Il y avait autre chose à dire
J'ai appris comme tout le monde que la mère d'une fille de neuf ans, enceinte de son beau-père, avait été excommuniée par son évêque au Brésil, avec l'équipe médicale qui avait procédé à l'avortement de sa fille. Comme évêque, je suis solidaire de tous les évêques du monde. La solidarité impose de dire ses désaccords, sinon elle ne serait que complicité. Je dois dire à mon frère l'évêque de Recife - et au cardinal qui l'a soutenu - que je ne comprends pas leur intervention. Devant un tel drame, devant la blessure d'une enfant violée et incapable, même physiquement, de mener à terme une grossesse, il y avait autre chose à dire, et surtout des questions à se poser : comment accompagner, encourager, permettre de sortir de l'horreur, de retrouver sens et goût à la vie ? Comment aider la fille et la mère à se reconstruire ? Nous balbutions, surtout nous les hommes, et devons compter sur les femmes pour être là avec plus de présence que de paroles. Mais des paroles de condamnation, un rappel de la loi, aussi juste soit-elle : c'est ce qu'il ne faut pas faire.

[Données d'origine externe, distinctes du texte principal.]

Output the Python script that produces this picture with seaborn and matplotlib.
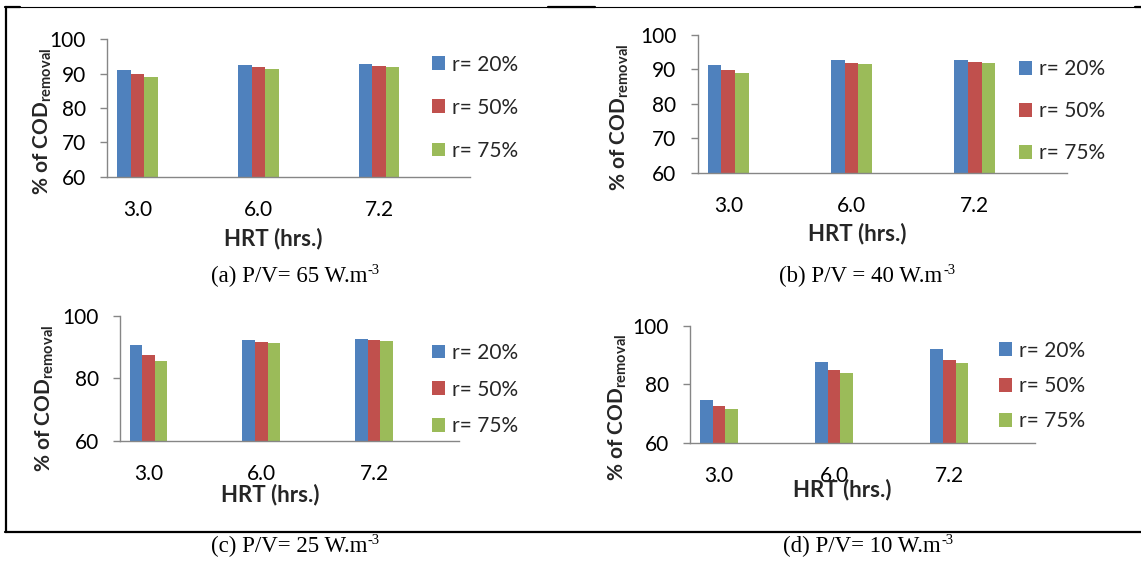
import matplotlib
matplotlib.use("Agg")
import matplotlib.pyplot as plt
from matplotlib.lines import Line2D
from matplotlib.text import Annotation
import seaborn as sns
import pandas as pd

# Hydraulic retention time categories and recycle ratios
hrt_labels = ["3.0", "6.0", "7.2"]
ratio_labels = ["r= 20%", "r= 50%", "r= 75%"]
bar_colors = ["#4F81BD", "#C0504D", "#9BBB59"]

# % COD removal, one list per recycle ratio, for each power input P/V
pv65_r20 = [91.2, 92.5, 92.8]
pv65_r50 = [89.9, 91.8, 92.2]
pv65_r75 = [89.1, 91.4, 91.8]

pv40_r20 = [91.2, 92.6, 92.7]
pv40_r50 = [89.8, 91.9, 92.1]
pv40_r75 = [89.0, 91.5, 91.9]

pv25_r20 = [90.7, 92.4, 92.7]
pv25_r50 = [87.5, 91.8, 92.2]
pv25_r75 = [85.6, 91.4, 91.9]

pv10_r20 = [74.6, 87.5, 91.9]
pv10_r50 = [72.4, 84.9, 88.2]
pv10_r75 = [71.5, 83.9, 87.1]

captions = [
    "(a) P/V= 65 W.m",
    "(b) P/V = 40 W.m",
    "(c) P/V= 25 W.m",
    "(d) P/V= 10 W.m",
]
caption_exponent = "-3"
y_ticks_fine = [60, 70, 80, 90, 100]
y_ticks_coarse = [60, 80, 100]
x_title = "HRT (hrs.)"
y_title = r"% of COD$_{\mathbf{removal}}$"

W, H = 1141, 561
GRAY = "#868686"

sns.set_style("white")
plt.rcParams["font.family"] = ["Lato", "DejaVu Sans"]
plt.rcParams["mathtext.fontset"] = "custom"
plt.rcParams["mathtext.rm"] = "Lato"
plt.rcParams["mathtext.bf"] = "Lato:bold"

fig = plt.figure(figsize=(W / 100, H / 100), dpi=100)

# Layout of each panel in pixels: axes box (left, top, right, bottom),
# axis-title centres, legend anchor (left, centre y, spacing), caption centre
panels = [
    dict(series=[pv65_r20, pv65_r50, pv65_r75], ticks=y_ticks_fine, caption=captions[0],
         box=(107.3, 39.3, 469.8, 176.7), ylab=(43.1, 121.7), xlab=(272.9, 238.3),
         leg=(432, 107.7, 1.11), cap=(289.0, 276.7)),
    dict(series=[pv40_r20, pv40_r50, pv40_r75], ticks=y_ticks_fine, caption=captions[1],
         box=(697.5, 35.0, 1067.1, 172.7), ylab=(620.0, 117.5), xlab=(856.8, 233.3),
         leg=(1019, 111.3, 1.06), cap=(861.0, 276.7)),
    dict(series=[pv25_r20, pv25_r50, pv25_r75], ticks=y_ticks_coarse, caption=captions[2],
         box=(120.2, 316.0, 458.8, 440.7), ylab=(44.4, 398.3), xlab=(270.0, 495.0),
         leg=(432, 389.5, 0.80), cap=(289.0, 546.7)),
    dict(series=[pv10_r20, pv10_r50, pv10_r75], ticks=y_ticks_coarse, caption=captions[3],
         box=(690.2, 325.7, 1035.4, 442.7), ylab=(617.3, 407.5), xlab=(842.2, 490.0),
         leg=(999, 386.0, 0.74), cap=(862.0, 546.7)),
]

for p in panels:
    L, T, R, B = p["box"]
    ax = fig.add_axes([L / W, 1 - B / H, (R - L) / W, (B - T) / H])

    df = pd.DataFrame({
        "HRT": hrt_labels * 3,
        "ratio": [lab for lab in ratio_labels for _ in hrt_labels],
        "COD": p["series"][0] + p["series"][1] + p["series"][2],
    })
    sns.barplot(data=df, x="HRT", y="COD", hue="ratio", order=hrt_labels,
                hue_order=ratio_labels, palette=bar_colors, saturation=1,
                width=0.335, gap=0, linewidth=0, errorbar=None, ax=ax)

    ax.set_xlim(-0.25, 2.75)
    ax.set_ylim(60, 100)
    ax.set_yticks(p["ticks"])

    for side in ("top", "right"):
        ax.spines[side].set_visible(False)
    for side in ("left", "bottom"):
        ax.spines[side].set_color(GRAY)
        ax.spines[side].set_linewidth(1.0)

    ax.tick_params(axis="y", length=5.3, width=1.0, color=GRAY, pad=10,
                   labelsize=15, labelcolor="black", left=True)
    ax.tick_params(axis="x", length=0, pad=16.5, labelsize=15, labelcolor="black")

    ax.set_xlabel(x_title, fontsize=16, fontweight="bold", va="center")
    ax.xaxis.set_label_coords((p["xlab"][0] - L) / (R - L), (B - p["xlab"][1]) / (B - T))
    ax.set_ylabel(y_title, fontsize=15, fontweight="bold", va="center", ha="center")
    ax.yaxis.set_label_coords((p["ylab"][0] - L) / (R - L), (B - p["ylab"][1]) / (B - T))

    old = ax.get_legend()
    handles = old.legend_handles
    labels = [t.get_text() for t in old.get_texts()]
    lx, ly, spacing = p["leg"]
    ax.legend(handles, labels, loc="center left", bbox_to_anchor=(lx / W, 1 - ly / H),
              bbox_transform=fig.transFigure, frameon=False, fontsize=15,
              handlelength=0.64, handleheight=0.64, handletextpad=0.3,
              labelspacing=spacing, borderpad=0, borderaxespad=0)

    # Caption below the panel, with a small raised exponent on the unit
    cx, cy = p["cap"]
    main = fig.text(cx / W, 1 - cy / H, p["caption"], ha="center", va="center",
                    fontsize=16.5, family="Liberation Serif", color="black")
    fig.add_artist(Annotation(caption_exponent, xy=(1.0, 1.1), xycoords=main,
                              xytext=(0.5, 0), textcoords="offset points",
                              ha="left", va="top", fontsize=10.5,
                              family="Liberation Serif", color="black"))

# Frame lines around the figure panels
def hline(y, x0, x1, lw):
    fig.add_artist(Line2D([x0 / W, x1 / W], [1 - y / H, 1 - y / H], color="black", lw=lw,
                          transform=fig.transFigure))

def vline(x, y0, y1, lw):
    fig.add_artist(Line2D([x / W, x / W], [1 - y0 / H, 1 - y1 / H], color="black", lw=lw,
                          transform=fig.transFigure))

hline(7.3, 5, 1141, 0.8)
hline(7.3, 5, 20, 1.6)
hline(7.3, 548, 595, 1.6)
hline(7.3, 1135, 1141, 1.6)
vline(5.8, 7, 532, 1.6)
hline(532, 5, 1141, 1.6)

fig.savefig("out.png", dpi=100, facecolor="white")
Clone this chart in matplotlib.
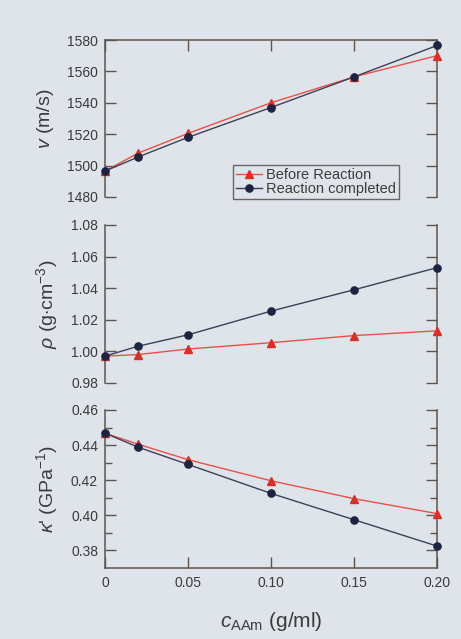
import matplotlib
matplotlib.use("Agg")
import matplotlib.pyplot as plt
from matplotlib.ticker import FixedLocator

plt.rcParams['font.family'] = ['Liberation Sans', 'DejaVu Sans']
plt.rcParams['mathtext.fontset'] = 'custom'
plt.rcParams['mathtext.rm'] = 'Liberation Sans'
plt.rcParams['mathtext.it'] = 'Liberation Sans:italic'

# ---- data ----
c_aam = [0.0, 0.02, 0.05, 0.10, 0.15, 0.20]
v_before = [1496.5, 1508.0, 1520.5, 1540.0, 1556.5, 1570.0]
v_after = [1496.5, 1505.5, 1518.0, 1537.0, 1556.5, 1576.5]
rho_before = [0.997, 0.998, 1.0015, 1.0055, 1.010, 1.013]
rho_after = [0.997, 1.0033, 1.0105, 1.0255, 1.0390, 1.0530]
kappa_before = [0.4468, 0.4405, 0.4317, 0.4197, 0.4095, 0.4010]
kappa_after = [0.4468, 0.4388, 0.4290, 0.4125, 0.3975, 0.3825]
labels = ["Before Reaction", "Reaction completed"]
xticks = [0, 0.05, 0.10, 0.15, 0.20]
xticklabels = ["0", "0.05", "0.10", "0.15", "0.20"]

bg = '#dfe4ea'
spine_c = '#5e544c'
text_c = '#3c3a3a'
red_line = '#e85048'
red_mk = '#d6302a'
blue_line = '#3c4058'
blue_mk = '#1d2442'

fig = plt.figure(figsize=(4.61, 6.39), dpi=100, facecolor=bg)

L, R = 105/461, 437/461
panels = [(40, 197), (225, 383), (410, 568)]
axes = []
for top, bot in panels:
    ax = fig.add_axes([L, 1 - bot/639, R - L, (bot - top)/639])
    ax.set_facecolor('none')
    axes.append(ax)

ydata = [(v_before, v_after), (rho_before, rho_after), (kappa_before, kappa_after)]
ylims = [(1480, 1580), (0.98, 1.08), (0.37, 0.46)]
ymaj = [20, 0.02, 0.02]
ylabels = [r"$v$ (m/s)", r"$\rho$ (g$\cdot$cm$^{-3}$)", r"$\kappa$' (GPa$^{-1}$)"]
yfmt = ["{:.0f}", "{:.2f}", "{:.2f}"]

for i, ax in enumerate(axes):
    yb, ya = ydata[i]
    h1, = ax.plot(c_aam, yb, color=red_line, lw=1.0, marker='^', ms=5.5,
                  mfc=red_mk, mec=red_mk, clip_on=False, zorder=3, label=labels[0])
    h2, = ax.plot(c_aam, ya, color=blue_line, lw=1.0, marker='o', ms=5.2,
                  mfc=blue_mk, mec=blue_mk, clip_on=False, zorder=4, label=labels[1])
    ax.set_xlim(0, 0.20)
    ax.set_ylim(*ylims[i])
    lo, hi = ylims[i]
    if i == 2:
        ticks = [0.38, 0.40, 0.42, 0.44, 0.46]
    else:
        n = int(round((hi - lo) / ymaj[i]))
        ticks = [lo + k * ymaj[i] for k in range(n + 1)]
    ax.yaxis.set_major_locator(FixedLocator(ticks))
    ax.set_yticklabels([yfmt[i].format(t) for t in ticks])
    ax.tick_params(axis='y', which='major', direction='in', length=8, width=1.0,
                   color=spine_c, left=True, right=True, labelsize=10,
                   labelcolor=text_c, pad=5)
    if i == 2:
        ax.yaxis.set_minor_locator(FixedLocator([0.39, 0.41, 0.43, 0.45]))
        ax.tick_params(axis='y', which='minor', direction='in', length=5, width=1.0,
                       color=spine_c, left=True, right=True)
    ax.set_xticks(xticks)
    for s in ax.spines.values():
        s.set_color(spine_c)
        s.set_linewidth(1.1)
    ax.spines['bottom'].set_visible(i == 2)
    ax.spines['top'].set_visible(i == 0)
    ax.tick_params(axis='x', direction='in', length=8, width=1.0, color=spine_c,
                   top=(i == 0), bottom=(i == 2), labelbottom=(i == 2),
                   labelsize=10, labelcolor=text_c, pad=6)
    if i == 2:
        ax.set_xticklabels(xticklabels)
    ax.set_ylabel(ylabels[i], fontsize=14, color=text_c, labelpad=8)
    if i == 0:
        leg = ax.legend(handles=[h1, h2], loc='lower left',
                        bbox_to_anchor=(0.386, -0.012), fontsize=10.5,
                        frameon=True, fancybox=False, edgecolor='#4a4440',
                        facecolor='none', handlelength=1.75, handletextpad=0.3,
                        borderpad=0.2, labelspacing=0.0, borderaxespad=0.0)
        leg.get_frame().set_linewidth(1.0)
        for t in leg.get_texts():
            t.set_color(text_c)

axes[2].set_xlabel(r"$c_{\mathrm{AAm}}$ (g/ml)", fontsize=15, color=text_c, labelpad=14)

fig.align_ylabels(axes)
fig.savefig("out.png", dpi=100, facecolor=bg)
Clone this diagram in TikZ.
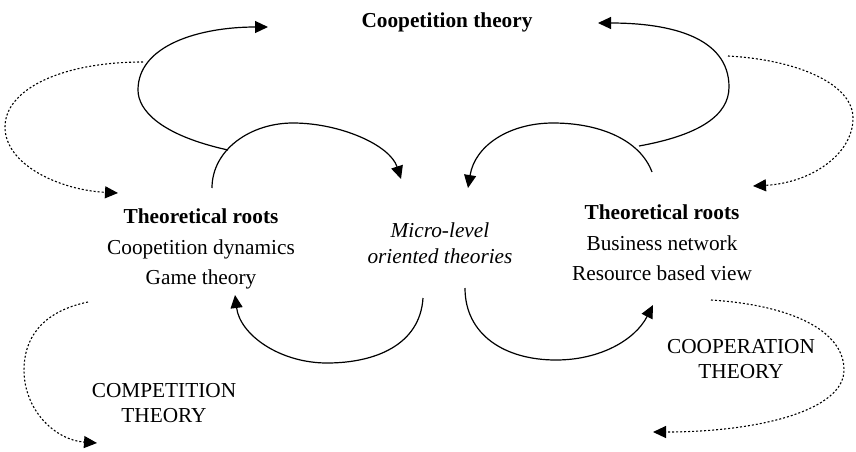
\documentclass[tikz,border=0pt]{standalone}
\usepackage{fontspec}
\setmainfont{Liberation Serif}
\usetikzlibrary{arrows.meta}

\tikzset{
  solidarc/.style={line width=1.2pt,-{Triangle[length=13pt,width=12pt]}},
  dotarc/.style={line width=1.1pt,dash pattern=on 2pt off 2pt,
    -{Triangle[length=13pt,width=12pt]}},
  roots/.style={align=center,font=\fontsize{21.3}{30.5}\selectfont},
  txt/.style={align=center,font=\fontsize{21.3}{25.5}\selectfont}
}

\begin{document}
\begin{tikzpicture}[x=1pt,y=-1pt]
  \useasboundingbox (0,0) rectangle (856,451);

  % ---- Texts -----------------------------------------------
  \node[txt,font=\fontsize{21.3}{25.5}\selectfont\bfseries] (coop) at (447,22)
    {Coopetition theory};
  \node[roots] (rootsl) at (201,249)
    {\textbf{Theoretical roots}\\Coopetition dynamics\\Game theory};
  \node[roots] (rootsr) at (662,243)
    {\textbf{Theoretical roots}\\Business network\\Resource based view};
  \node[txt,font=\fontsize{21.3}{25.5}\selectfont\itshape] (micro) at (440,243)
    {Micro-level\\oriented theories};
  \node[txt] (compet) at (164,403) {COMPETITION\\THEORY};
  \node[txt] (cooper) at (741,359) {COOPERATION\\THEORY};

  % ---- Arc end points --------------------------------------
  \coordinate (tl-a) at (228,150);  \coordinate (tl-b) at (268,27);
  \coordinate (tr-a) at (639,146);  \coordinate (tr-b) at (598,23);
  \coordinate (ml-a) at (212,188);  \coordinate (ml-b) at (401,179);
  \coordinate (mr-a) at (652,172);  \coordinate (mr-b) at (468,188);
  \coordinate (bl-a) at (423,298);  \coordinate (bl-b) at (235,295);
  \coordinate (br-a) at (465,288);  \coordinate (br-b) at (653,305);
  \coordinate (dtl-a) at (143,62);  \coordinate (dtl-b) at (118,193);
  \coordinate (dtr-a) at (728,56);  \coordinate (dtr-b) at (753,186);
  \coordinate (dbl-a) at (88,302);  \coordinate (dbl-b) at (97,443);
  \coordinate (dbr-a) at (711,300); \coordinate (dbr-b) at (653,432);

  % ---- Solid loops -----------------------------------------
  \draw[solidarc] (tl-a) .. controls (160,135) and (138,110) .. (138,90)
    .. controls (138,45) and (200,27) .. (tl-b);
  \draw[solidarc] (tr-a) .. controls (700,135) and (729,115) .. (729,87)
    .. controls (729,37) and (670,23) .. (tr-b);
  \draw[solidarc] (ml-a) .. controls (212,150) and (250,123) .. (293,123)
    .. controls (340,123) and (390,145) .. (ml-b);
  \draw[solidarc] (mr-a) .. controls (640,140) and (600,123) .. (553,123)
    .. controls (510,123) and (475,145) .. (mr-b);
  \draw[solidarc] (bl-a) .. controls (420,345) and (375,363) .. (327,363)
    .. controls (280,363) and (240,335) .. (bl-b);
  \draw[solidarc] (br-a) .. controls (465,335) and (505,360) .. (556,360)
    .. controls (600,360) and (635,340) .. (br-b);

  % ---- Dotted loops ----------------------------------------
  \draw[dotarc] (dtl-a) .. controls (60,62) and (5,90) .. (5,127)
    .. controls (5,165) and (60,190) .. (dtl-b);
  \draw[dotarc] (dtr-a) .. controls (800,60) and (853,85) .. (853,118)
    .. controls (853,155) and (810,183) .. (dtr-b);
  \draw[dotarc] (dbl-a) .. controls (40,312) and (24,340) .. (24,370)
    .. controls (24,410) and (55,440) .. (dbl-b);
  \draw[dotarc] (dbr-a) .. controls (790,305) and (844,330) .. (844,370)
    .. controls (844,410) and (760,432) .. (dbr-b);
\end{tikzpicture}
\end{document}
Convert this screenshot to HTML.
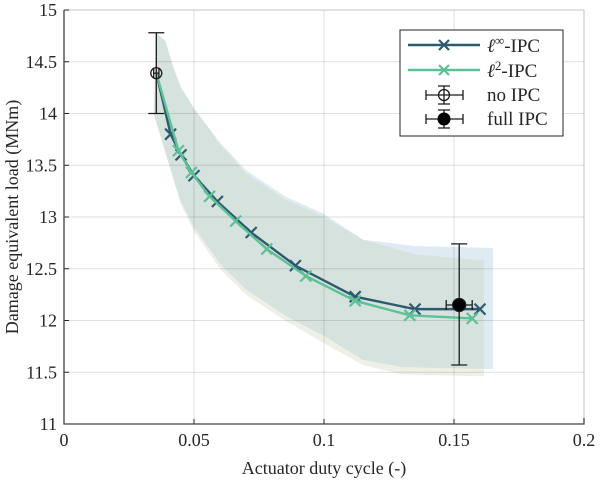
<!DOCTYPE html>
<html><head><meta charset="utf-8"><style>
body{margin:0;background:#fff;width:600px;height:482px;overflow:hidden}
text{font-family:"Liberation Serif",serif;fill:#262626}
</style></head><body>
<svg id="chart" width="600" height="482" viewBox="0 0 600 482" xmlns="http://www.w3.org/2000/svg"></svg>
<script>
const xTicks=[0,0.05,0.1,0.15,0.2];
const xTickLabels=["0","0.05","0.1","0.15","0.2"];
const yTicks=[11,11.5,12,12.5,13,13.5,14,14.5,15];
const yTickLabels=["11","11.5","12","12.5","13","13.5","14","14.5","15"];
const linfX=[0.0355,0.041,0.045,0.050,0.059,0.072,0.089,0.112,0.135,0.160];
const linfY=[14.39,13.80,13.60,13.40,13.15,12.85,12.53,12.23,12.11,12.11];
const l2X=[0.0355,0.044,0.049,0.056,0.066,0.078,0.093,0.112,0.133,0.157];
const l2Y=[14.39,13.64,13.43,13.20,12.96,12.69,12.43,12.19,12.05,12.02];
const bandBlueX=[0.0355,0.039,0.042,0.045,0.05,0.06,0.07,0.085,0.1,0.115,0.135,0.165,0.165,0.13,0.115,0.1,0.085,0.07,0.06,0.05,0.045,0.043,0.0345];
const bandBlueY=[14.78,14.70,14.45,14.25,14.05,13.72,13.45,13.20,13.03,12.78,12.72,12.70,11.53,11.55,11.62,11.85,12.05,12.30,12.55,12.90,13.15,13.30,14.00];
const bandYelX=[0.0355,0.039,0.042,0.045,0.05,0.06,0.07,0.085,0.1,0.115,0.135,0.1615,0.1615,0.13,0.115,0.1,0.085,0.07,0.06,0.05,0.045,0.043,0.0345];
const bandYelY=[14.78,14.70,14.45,14.25,14.05,13.70,13.42,13.17,13.00,12.78,12.64,12.58,11.46,11.48,11.57,11.78,12.00,12.25,12.50,12.86,13.12,13.28,14.00];
const noIPC={x:0.0355,y:14.39,ylo:14.0,yhi:14.78,xlo:0.0345,xhi:0.0365};
const fullIPC={x:0.152,y:12.15,ylo:11.57,yhi:12.74,xlo:0.147,xhi:0.157};

const L=64,R=584,T=10,B=424;
const sx=v=>L+(v-0)/(0.2)*(R-L);
const sy=v=>B-(v-11)/4*(B-T);
const svg=document.getElementById('chart');
const NS='http://www.w3.org/2000/svg';
function mk(tag,attrs,parent){const e=document.createElementNS(NS,tag);for(const k in attrs)e.setAttribute(k,attrs[k]);(parent||svg).appendChild(e);return e;}

let p=mk('polygon',{points:bandBlueX.map((x,i)=>sx(x)+','+sy(bandBlueY[i])).join(' '),fill:'rgb(150,190,215)','fill-opacity':'0.3'});


p=mk('polygon',{points:bandYelX.map((x,i)=>sx(x)+','+sy(bandYelY[i])).join(' '),fill:'rgb(195,205,175)','fill-opacity':'0.3'});



xTicks.forEach((t,i)=>{
  let g=mk('line',{x1:sx(t),x2:sx(t),y1:T,y2:B,stroke:'#262626','stroke-opacity':'0.15','stroke-width':1});
  
  
  let tx=mk('text',{x:sx(t),y:B+22,'text-anchor':'middle','font-size':18});
  tx.textContent=xTickLabels[i];
  
  
  mk('line',{x1:sx(t),x2:sx(t),y1:B,y2:B-5,stroke:'#262626'});
});
yTicks.forEach((t,i)=>{
  let g=mk('line',{x1:L,x2:R,y1:sy(t),y2:sy(t),stroke:'#262626','stroke-opacity':'0.15','stroke-width':1});
  
  
  let tx=mk('text',{x:L-7,y:sy(t)+6,'text-anchor':'end','font-size':18});
  tx.textContent=yTickLabels[i];
  
  
  mk('line',{x1:L,x2:L+5,y1:sy(t),y2:sy(t),stroke:'#262626'});
});
let ax=mk('rect',{x:L,y:T,width:R-L,height:B-T,fill:'none',stroke:'#262626','stroke-opacity':'0.15'});


let axl=mk('path',{d:`M${L},${T}V${B}H${R}v-6`,fill:'none',stroke:'#404040','stroke-width':1.3});



function series(xs,ys,col,name){
  let pl=mk('polyline',{points:xs.map((x,i)=>sx(x)+','+sy(ys[i])).join(' '),fill:'none',stroke:col,'stroke-width':2.4});
  
  
  xs.forEach((x,i)=>{ if(i===0)return;
    const cx=sx(x),cy=sy(ys[i]),s=5.5;
    let m=mk('path',{d:`M${cx-s},${cy-s}L${cx+s},${cy+s}M${cx-s},${cy+s}L${cx+s},${cy-s}`,stroke:col,'stroke-width':2.2});
    
    
  });
}
series(linfX,linfY,'#2d5a6e','linf');
series(l2X,l2Y,'#5ec195','l2');

function errbar(d,filled,name){
  const g=mk('g',{stroke:'#1a1a1a','stroke-width':1.3,fill:'none'});
  
  
  const cx=sx(d.x),cy=sy(d.y);
  mk('path',{d:`M${cx},${sy(d.ylo)}V${sy(d.yhi)}M${cx-8},${sy(d.ylo)}h16M${cx-8},${sy(d.yhi)}h16M${sx(d.xlo)},${cy}H${sx(d.xhi)}M${sx(d.xlo)},${cy-5}v10M${sx(d.xhi)},${cy-5}v10`},g);
  mk('circle',{cx:cx,cy:cy,r:filled?6.5:5.5,fill:filled?'#000':'none'},g);
}
errbar(noIPC,false,'no-ipc-point');
errbar(fullIPC,true,'full-ipc-point');

const lg=mk('g',{});


mk('rect',{x:400,y:30,width:163,height:106,fill:'#fff',stroke:'#262626','stroke-width':1},lg);
mk('path',{d:'M408,45H480',stroke:'#2d5a6e','stroke-width':2.4},lg);
mk('path',{d:'M439,40l10,10M439,50l10,-10',stroke:'#2d5a6e','stroke-width':2.2},lg);
mk('path',{d:'M408,70H480',stroke:'#5ec195','stroke-width':2.4},lg);
mk('path',{d:'M439,65l10,10M439,75l10,-10',stroke:'#5ec195','stroke-width':2.2},lg);
mk('path',{d:'M426,95H463M426,90v10M463,90v10M444,86v18M438,86h12M438,104h12',stroke:'#1a1a1a','stroke-width':1.3},lg);
mk('circle',{cx:444,cy:95,r:5.5,fill:'none',stroke:'#1a1a1a','stroke-width':1.3},lg);
mk('path',{d:'M426,119H463M426,114v10M463,114v10M444,110v18M438,110h12M438,128h12',stroke:'#1a1a1a','stroke-width':1.3},lg);
mk('circle',{cx:444,cy:119,r:6.5,fill:'#000'},lg);
const labs=[['ℓ','∞','-IPC',52],['ℓ','2','-IPC',77],['no IPC','','',101],['full IPC','','',125]];
labs.forEach(l=>{
  const t=mk('text',{x:487,y:l[3],'font-size':19},lg);
  const a=document.createElementNS(NS,'tspan');a.textContent=l[0];a.setAttribute('font-style',l[1]?'italic':'normal');t.appendChild(a);
  if(l[1]){const b=document.createElementNS(NS,'tspan');b.setAttribute('dy','-7');b.setAttribute('font-size','13');b.textContent=l[1];t.appendChild(b);
  const c=document.createElementNS(NS,'tspan');c.setAttribute('dy','7');c.textContent=l[2];t.appendChild(c);}
  
  
});

let xt=mk('text',{x:(L+R)/2,y:474,'text-anchor':'middle','font-size':18});
xt.textContent='Actuator duty cycle (-)';


let yt=mk('text',{x:0,y:0,'text-anchor':'middle','font-size':18,transform:`translate(18,${(T+B)/2}) rotate(-90)`});
yt.textContent='Damage equivalent load (MNm)';


</script>
</body></html>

Jésus aurait dit que la morale est faite pour l'homme et non l'homme pour la morale. Il a dénoncé l'hypocrisie de ceux qui lient de pesants fardeaux sur les épaules des autres.
Je confesse que j'ai accompagné des femmes avant et après une IVG. Je crois que l'Église catholique assume sa responsabilité sociale en insistant, à temps et à contretemps, sur le respect de la vie humaine « depuis la conception jusqu'à la mort naturelle ». Nous manquerions à notre responsabilité en taisant cet appel, qui relève de la défense des plus petits et des plus faibles. Après, il s'agit d'accompagner chaque personne, dans des situations où je ne voudrais pas être, et où chacun essaie de faire au mieux de ce qu'il ou elle peut. Dieu nous appelle à des décisions qui peuvent être exigeantes, mais d'abord il nous enveloppe de sa tendresse, et il nous accueille dans les obscurités et les drames de la vie. J'attends des hommes d'Église, mes frères, qu'ils n'utilisent pas son nom pour condamner des personnes ou les enfermer dans la culpabilité.